Resulta ocioso indicar, a la luz de esta definición, que el currículo ha fracasado por completo en España. Ningún alumno, ni bueno ni malo, ha podido desarrollar desde entonces plenamente sus posibilidades. Cuando menos en la enseñanza pública. Pero quienes dieron a la palabra el sesgo pedagogístico con que se la conoce hoy en día, esto es, quienes promovieron la LOGSE y cuantas leyes esta engendró en lo sucesivo hasta llegar a la actual LOMLOE, no por ello van a sentirse fracasados.
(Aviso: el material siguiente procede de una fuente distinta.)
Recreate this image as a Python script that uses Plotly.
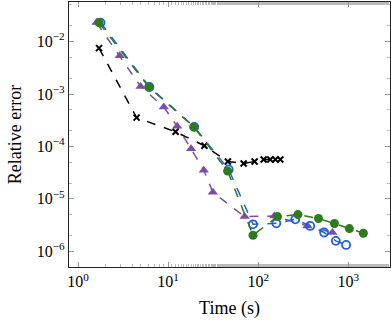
import plotly.graph_objects as go

# data (time in s, relative error)
black_t = [1.71, 4.47, 12.1, 25.3, 46.1, 68.9, 91.2, 115, 136, 155, 176]
black_err = [0.0075, 3.54e-4, 1.90e-4, 1.03e-4, 5.16e-5, 4.73e-5, 5.16e-5, 5.64e-5, 5.64e-5, 5.64e-5, 5.64e-5]

purple_t = [1.61, 2.90, 4.95, 8.96, 12.6, 18.0, 24.9, 31.4, 70.7, 151, 352, 667]
purple_err = [0.0230, 0.00535, 0.00139, 5.66e-4, 2.42e-4, 9.0e-5, 3.53e-5, 1.33e-5, 4.59e-6, 4.71e-6, 3.04e-6, 2.28e-6]

blue_t = [1.78, 6.2, 19.5, 47, 87.6, 159, 258, 378, 539, 727, 946]
blue_err = [0.0230, 0.00136, 2.36e-4, 3.64e-5, 3.27e-6, 3.42e-6, 4.07e-6, 3.04e-6, 2.28e-6, 1.58e-6, 1.32e-6]

green_t = [1.71, 6.11, 19.3, 45.8, 87.6, 164, 276, 467, 702, 1028, 1470]
green_err = [0.0230, 0.00136, 2.36e-4, 3.38e-5, 2.02e-6, 4.59e-6, 5.01e-6, 4.21e-6, 3.38e-6, 2.71e-6, 2.21e-6]

x_ticks = [1, 10, 100, 1000]
x_labels = ["10<sup>0</sup>", "10<sup>1</sup>", "10<sup>2</sup>", "10<sup>3</sup>"]
y_ticks = [1e-6, 1e-5, 1e-4, 1e-3, 1e-2]
y_labels = ["10<sup>\u22126</sup>", "10<sup>\u22125</sup>", "10<sup>\u22124</sup>",
            "10<sup>\u22123</sup>", "10<sup>\u22122</sup>"]

fig = go.Figure()
fig.add_scatter(
    x=black_t, y=black_err, mode="lines+markers",
    line=dict(color="black", width=1.5, dash="dash"),
    marker=dict(symbol="x-thin", size=6, line=dict(color="black", width=2))
)
fig.add_scatter(
    x=purple_t, y=purple_err, mode="lines+markers",
    line=dict(color="#7b4ea6", width=1.5, dash="dash"),
    marker=dict(symbol="triangle-up", size=9, color="#7b4ea6")
)
fig.add_scatter(
    x=blue_t, y=blue_err, mode="lines+markers",
    line=dict(color="#1f5fe0", width=1.5, dash="dash"),
    marker=dict(symbol="circle-open", size=8, color="#1f5fe0", line=dict(width=1.8))
)
fig.add_scatter(
    x=green_t, y=green_err, mode="lines+markers",
    line=dict(color="#2e7a1e", width=1.5, dash="dash"),
    marker=dict(symbol="circle", size=9, color="#2e7a1e")
)

axis_style = dict(
    type="log", showgrid=False, zeroline=False, automargin=False,
    showline=True, linecolor="#222", linewidth=1.3, mirror="allticks",
    ticks="inside", ticklen=5, tickcolor="#999",
    minor=dict(ticks="inside", ticklen=3, tickcolor="#bbb"),
    tickfont=dict(family="Liberation Serif", size=16, color="black")
)

fig.update_layout(
    width=391, height=321,
    margin=dict(l=69, r=1, t=2, b=54),
    showlegend=False,
    plot_bgcolor="white", paper_bgcolor="white",
    font=dict(family="Liberation Serif", size=15, color="black"),
    xaxis=dict(axis_style, range=[-0.1, 3.463], tickvals=x_ticks, ticktext=x_labels,
               title=dict(text="Time (s)", standoff=12)),
    yaxis=dict(axis_style, range=[-6.3, -1.245], tickvals=y_ticks, ticktext=y_labels,
               title=dict(text="Relative error", standoff=10))
)

# page body has a default margin; drop it so the figure sits at the window edge
fig.write_html("out.html", config={"displayModeBar": False},
               post_script="document.body.style.margin='0';")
Puestos a avanzar hacia “la educación del futuro”, lo primero era renovar el lenguaje de la educación heredada y sustituirlo por el mejunje terminológico al uso. Y a ello se aplicaron con contumacia desde el preámbulo mismo de aquella ley germinal. Treinta años después de su aprobación, justo es reconocer su victoria: de aquella enseñanza tradicional no queda ya ni la sombra. Y en cuanto al lenguaje que llevaba asociado, lo mejor que puede decirse, y sin que sirva de consuelo, es que siempre estaremos a tiempo de seguir su rastro.